If this is a regression, please provide more details to justify this:
not being able to update MCP is a regression

Steps to Reproduce:
1. Follow changes on the MCP on the DPDK-readiness D/S documenation: https://docs.openshift.com/container-platform/4.13/virt/virtual_machines/vm_networking/virt-attaching-vm-to-sriov-network.html#virt-configuring-cluster-dpdk_virt-attaching-vm-to-sriov-network
2. monitor the node's status: `oc get nodes` and notice that the node is not rebooted and stuck during drain.
3. review logs of `machine-config-controller` pods on the `openshift-machine-config-operator` namespace, and see that the ODF pods are not being able to delete, due to their PDB.


Actual results:
`oc get mcp` - shows that the node is stuck in update


Expected results:
node should reboot and move to be ready

Additional info:

Comment 2 Santosh Pillai 2023-07-31 07:21:09 UTC
Hi Ram

Can you provide the following info:
- ODF must gather
- What was the ceph health before the MCP operation was performed?

Thanks

Comment 3 Ram Lavi 2023-07-31 07:24:59 UTC
Hey Santosh
can you provide a set of commands for me to follow in order to get the ODF must gather and ceph health?

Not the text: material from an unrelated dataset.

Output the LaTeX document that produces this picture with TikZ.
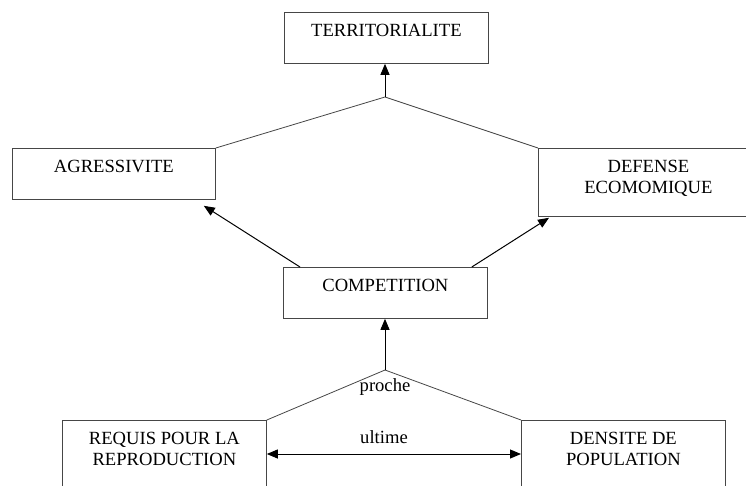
\documentclass[tikz,border=0pt]{standalone}
\usepackage{fontspec}
\setmainfont{Liberation Serif}
\usepackage{tikz}
\usetikzlibrary{arrows.meta,positioning,shapes}
\definecolor{linegray}{RGB}{70,70,70}
\tikzset{
	one line/.style={text height=24pt,text depth=27pt},
	two lines/.style={text height=45pt,text depth=23pt},
	link/.style={draw=linegray,line width=0.8pt},
	cause/.style={-{Triangle[length=11pt,width=9pt]},line width=1pt},
	both causes/.style={{Triangle[length=11pt,width=9pt]}-{Triangle[length=11pt,width=9pt]},line width=1pt}
}

\begin{document}
\begin{tikzpicture}[
			x=1pt, y=-1pt,
			box/.style = {rectangle, draw = linegray, line width = 0.8pt, anchor = north west, inner xsep = 0pt, inner ysep = 0pt, minimum width = 204pt, align = center, font = \fontsize{18.6}{20.5}\selectfont},
			word/.style = {inner sep = 0pt, font = \fontsize{18.6}{20.5}\selectfont},
		]
			\useasboundingbox (0, 0) rectangle (746, 485);
			\clip (0, 0) rectangle (746, 485);

			% boxes
			\node [box, one line]  (terr) at (284, 12)  {TERRITORIALITE};
			\node [box, one line, minimum width = 203pt] (agr) at (12, 148) {AGRESSIVITE};
			\node [box, two lines, minimum width = 220pt] (def) at (538, 148) {DEFENSE\\ECOMOMIQUE};
			\node [box, one line]  (comp) at (283, 267) {COMPETITION};
			\node [box, two lines, text depth = 60pt] (req) at (62, 420) {REQUIS POUR LA\\REPRODUCTION};
			\node [box, two lines, text depth = 60pt] (dens) at (521, 420) {DENSITE DE\\POPULATION};

			% junctions
			\coordinate (top) at (385, 97);
			\coordinate (bottom) at (385, 370);

			\draw [link] (agr.north east) -- (top) -- (def.north west);
			\draw [cause] (top) -- (top |- terr.south);

			\draw [cause] ([xshift = 17pt]comp.north west) -- ([xshift = -12pt, yshift = -6pt]agr.south east);
			\draw [cause] ([xshift = -16pt]comp.north east) -- ([xshift = 11pt, yshift = -1pt]def.south west);

			\draw [link] (req.north east) -- (bottom) -- (dens.north west);
			\draw [cause] (bottom) -- (bottom |- comp.south);

			\node [word] (proche) at (385, 387) {proche};
			\node [word] (ultime) at (384, 437) {ultime};
			\draw [both causes] ([yshift = -34pt]req.north east) -- ([yshift = -34pt]dens.north west);
		\end{tikzpicture}
\end{document}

Comment 4 Ram Lavi 2023-07-31 07:35:34 UTC
I currently do not have an available cluster, I'll update when I get the information you need.

Comment 5 Ram Lavi 2023-08-01 06:54:06 UTC
>Hey Santosh
>can you provide a set of commands for me to follow in order to get the ODF must gather and ceph health?

Comment 6 Santosh Pillai 2023-08-01 10:42:05 UTC
(In reply to Ram Lavi from comment #5)
> >Hey Santosh
> >can you provide a set of commands for me to follow in order to get the ODF must gather and ceph health?

Hi. Shared the steps on google chat.

Comment 8 Santosh Pillai 2023-08-08 05:39:48 UTC
Hi Ram. 
did you get a chance to generate the ODF must gather?

Comment 9 Ram Lavi 2023-08-09 05:47:33 UTC
Unfortunately not yet. My cluster is SNO (so there is no drain).
I've asked a few cluster admins to tell me when they cause a drain so that we could fetch this info for you.